§ Prompt: In your copy, include every line of the listing below exactly but none of the pictures.
Start
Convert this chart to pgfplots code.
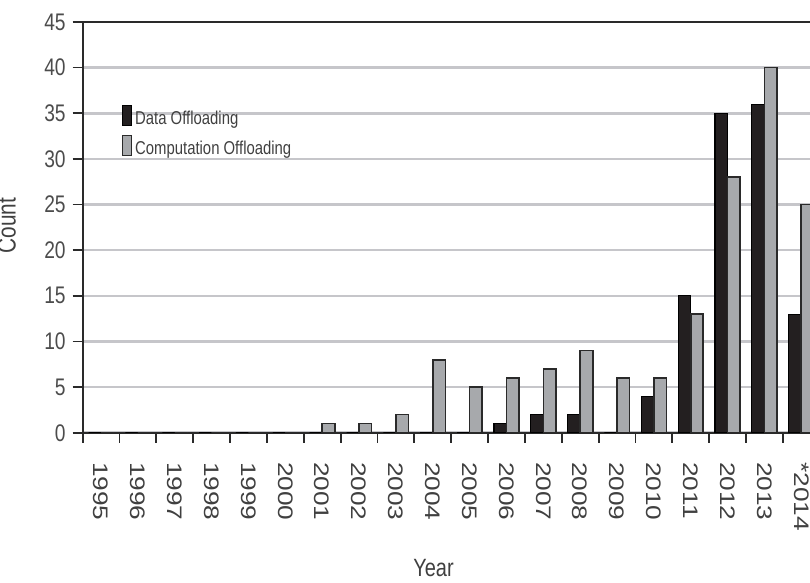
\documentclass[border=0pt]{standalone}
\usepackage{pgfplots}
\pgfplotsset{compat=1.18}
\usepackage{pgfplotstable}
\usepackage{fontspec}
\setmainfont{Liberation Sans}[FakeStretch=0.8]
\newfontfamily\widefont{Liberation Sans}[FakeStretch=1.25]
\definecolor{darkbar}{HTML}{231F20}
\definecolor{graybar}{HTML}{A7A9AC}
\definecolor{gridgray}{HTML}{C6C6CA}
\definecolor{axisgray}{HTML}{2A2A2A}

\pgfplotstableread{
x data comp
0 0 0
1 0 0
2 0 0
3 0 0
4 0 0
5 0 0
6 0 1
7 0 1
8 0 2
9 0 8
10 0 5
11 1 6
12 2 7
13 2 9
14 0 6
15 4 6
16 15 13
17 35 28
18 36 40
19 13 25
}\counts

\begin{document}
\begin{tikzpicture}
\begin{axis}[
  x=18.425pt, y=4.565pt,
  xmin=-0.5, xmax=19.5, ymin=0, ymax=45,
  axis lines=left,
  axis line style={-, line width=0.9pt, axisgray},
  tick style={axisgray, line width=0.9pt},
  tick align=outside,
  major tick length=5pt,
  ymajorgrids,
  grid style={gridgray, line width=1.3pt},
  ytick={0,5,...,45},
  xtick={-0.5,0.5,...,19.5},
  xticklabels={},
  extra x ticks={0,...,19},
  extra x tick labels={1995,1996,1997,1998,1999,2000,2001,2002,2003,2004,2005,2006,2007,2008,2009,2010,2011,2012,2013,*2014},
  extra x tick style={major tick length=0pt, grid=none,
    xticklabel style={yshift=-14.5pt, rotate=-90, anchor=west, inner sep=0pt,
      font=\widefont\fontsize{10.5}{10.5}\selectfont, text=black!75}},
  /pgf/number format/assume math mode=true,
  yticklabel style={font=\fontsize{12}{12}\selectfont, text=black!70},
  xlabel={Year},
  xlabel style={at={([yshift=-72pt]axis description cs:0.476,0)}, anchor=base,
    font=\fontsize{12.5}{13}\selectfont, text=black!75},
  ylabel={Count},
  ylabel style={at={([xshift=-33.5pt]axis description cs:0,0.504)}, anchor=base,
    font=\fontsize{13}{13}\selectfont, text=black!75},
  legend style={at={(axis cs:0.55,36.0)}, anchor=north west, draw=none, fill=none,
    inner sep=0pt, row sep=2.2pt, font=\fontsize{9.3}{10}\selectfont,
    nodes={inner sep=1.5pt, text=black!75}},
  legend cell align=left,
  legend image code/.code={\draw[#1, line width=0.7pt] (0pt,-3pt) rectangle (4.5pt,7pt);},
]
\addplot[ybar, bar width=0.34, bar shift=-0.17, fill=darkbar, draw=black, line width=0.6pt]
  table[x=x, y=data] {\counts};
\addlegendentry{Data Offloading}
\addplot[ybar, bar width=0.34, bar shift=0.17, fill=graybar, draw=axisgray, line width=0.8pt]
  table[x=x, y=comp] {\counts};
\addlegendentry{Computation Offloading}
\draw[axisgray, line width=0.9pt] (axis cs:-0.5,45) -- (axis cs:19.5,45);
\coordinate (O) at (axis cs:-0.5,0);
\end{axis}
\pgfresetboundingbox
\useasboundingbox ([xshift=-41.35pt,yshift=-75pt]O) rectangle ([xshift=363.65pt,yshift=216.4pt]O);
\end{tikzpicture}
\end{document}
End
§ Written answer:
Convert this chart to pgfplots code.
\documentclass[border=0pt]{standalone}
\usepackage{pgfplots}
\pgfplotsset{compat=1.18}
\usepackage{pgfplotstable}
\usepackage{fontspec}
\setmainfont{Liberation Sans}[FakeStretch=0.8]
\newfontfamily\widefont{Liberation Sans}[FakeStretch=1.25]
\definecolor{darkbar}{HTML}{231F20}
\definecolor{graybar}{HTML}{A7A9AC}
\definecolor{gridgray}{HTML}{C6C6CA}
\definecolor{axisgray}{HTML}{2A2A2A}

\pgfplotstableread{
x data comp
0 0 0
1 0 0
2 0 0
3 0 0
4 0 0
5 0 0
6 0 1
7 0 1
8 0 2
9 0 8
10 0 5
11 1 6
12 2 7
13 2 9
14 0 6
15 4 6
16 15 13
17 35 28
18 36 40
19 13 25
}\counts

\begin{document}
\begin{tikzpicture}
\begin{axis}[
  x=18.425pt, y=4.565pt,
  xmin=-0.5, xmax=19.5, ymin=0, ymax=45,
  axis lines=left,
  axis line style={-, line width=0.9pt, axisgray},
  tick style={axisgray, line width=0.9pt},
  tick align=outside,
  major tick length=5pt,
  ymajorgrids,
  grid style={gridgray, line width=1.3pt},
  ytick={0,5,...,45},
  xtick={-0.5,0.5,...,19.5},
  xticklabels={},
  extra x ticks={0,...,19},
  extra x tick labels={1995,1996,1997,1998,1999,2000,2001,2002,2003,2004,2005,2006,2007,2008,2009,2010,2011,2012,2013,*2014},
  extra x tick style={major tick length=0pt, grid=none,
    xticklabel style={yshift=-14.5pt, rotate=-90, anchor=west, inner sep=0pt,
      font=\widefont\fontsize{10.5}{10.5}\selectfont, text=black!75}},
  /pgf/number format/assume math mode=true,
  yticklabel style={font=\fontsize{12}{12}\selectfont, text=black!70},
  xlabel={Year},
  xlabel style={at={([yshift=-72pt]axis description cs:0.476,0)}, anchor=base,
    font=\fontsize{12.5}{13}\selectfont, text=black!75},
  ylabel={Count},
  ylabel style={at={([xshift=-33.5pt]axis description cs:0,0.504)}, anchor=base,
    font=\fontsize{13}{13}\selectfont, text=black!75},
  legend style={at={(axis cs:0.55,36.0)}, anchor=north west, draw=none, fill=none,
    inner sep=0pt, row sep=2.2pt, font=\fontsize{9.3}{10}\selectfont,
    nodes={inner sep=1.5pt, text=black!75}},
  legend cell align=left,
  legend image code/.code={\draw[#1, line width=0.7pt] (0pt,-3pt) rectangle (4.5pt,7pt);},
]
\addplot[ybar, bar width=0.34, bar shift=-0.17, fill=darkbar, draw=black, line width=0.6pt]
  table[x=x, y=data] {\counts};
\addlegendentry{Data Offloading}
\addplot[ybar, bar width=0.34, bar shift=0.17, fill=graybar, draw=axisgray, line width=0.8pt]
  table[x=x, y=comp] {\counts};
\addlegendentry{Computation Offloading}
\draw[axisgray, line width=0.9pt] (axis cs:-0.5,45) -- (axis cs:19.5,45);
\coordinate (O) at (axis cs:-0.5,0);
\end{axis}
\pgfresetboundingbox
\useasboundingbox ([xshift=-41.35pt,yshift=-75pt]O) rectangle ([xshift=363.65pt,yshift=216.4pt]O);
\end{tikzpicture}
\end{document}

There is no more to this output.